Qué dicen los números… y la realidad de la ingeniería
Conviene poner los pies en la nieve. Incluso los mejores materiales piezoeléctricos y flexoeléctricos no son grandes generadores de energía: requieren esfuerzos mecánicos considerables para obtener potencias modestas. En el caso del hielo, además, el ciclo térmico y la fatiga por flexión penalizan el rendimiento con el tiempo.
Por eso, la apuesta inmediata es clara: sensórica, captación de eventos e instrumentación de bajo consumo. Los investigadores han sido explícitos: el camino desde el descubrimiento hasta un dispositivo comercial es largo y retorcido, y aunque ya han protegido parte de su trabajo mediante patente, queda mucha ingeniería por delante.
Matices que importan: temperatura, interfaz y pureza
No todos los hielos son iguales. La temperatura gobierna qué mecanismo domina (ferroelectricidad superficial bajo -113 °C, flexoelectricidad a temperaturas más altas), y la pureza del agua o la presencia de impurezas iónicas cambian el panorama, a veces para bien (amplificación con salmuera), otras para mal (ruido, inestabilidad).
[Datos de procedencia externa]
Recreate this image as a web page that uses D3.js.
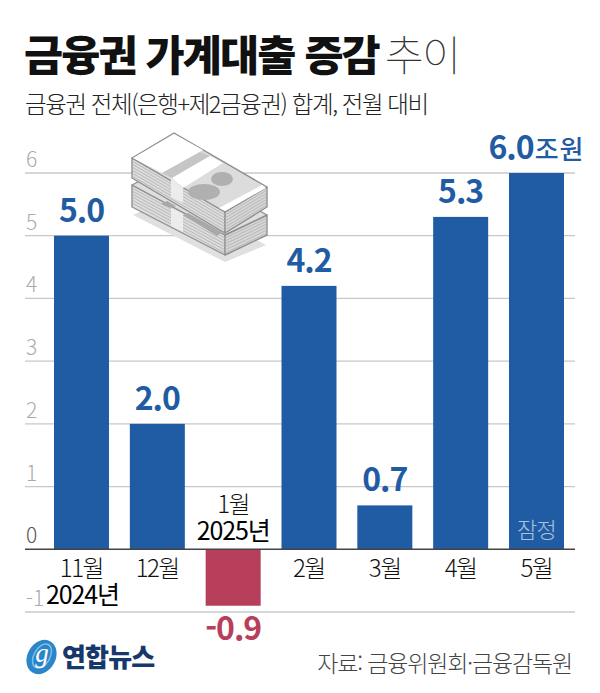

La interfaz con metales o minerales añade otra capa de complejidad. Platina y aluminio, por ejemplo, no “leen” el hielo del mismo modo, lo que influye en la señal recogida. Esta sensibilidad, lejos de ser un inconveniente, puede explotarse para crear sensores “a medida” de un entorno y de una pregunta científica concreta.
Una pieza que encaja en el puzle de las tormentas
El retorno más inmediato al conocimiento básico es meteorológico. Los valores experimentales obtenidos al doblar el hielo son consistentes con las cargas medidas en colisiones reales, lo que da soporte a que la flexoelectricidad sea un actor principal de la electrificación en nubes. Al combinar este mecanismo con otros (fractura, transferencia de masa, impurezas), el relato físico de la nube tormentosa gana precisión.
Que el hielo “hable electricidad” cuando se dobla obliga a repensar algunos modelos de tormentas. Donde antes se invocaban procesos mal definidos, hoy hay una propiedad intrínseca del material, medible, reproducible y modulable, que conecta la nanoescala de una deformación local con el macrofenómeno del rayo.
Los estudios muestran que el hielo es mucho más que un sólido inerte y frío: es un material electromecánicamente activo, con respuestas que dependen de cómo se le fuerce, de con qué contacte y de la temperatura. En ciencia de materiales, en atmósferas frías y en mundos helados del Sistema Solar, ese “detalle” puede marcar la diferencia entre observar y comprender.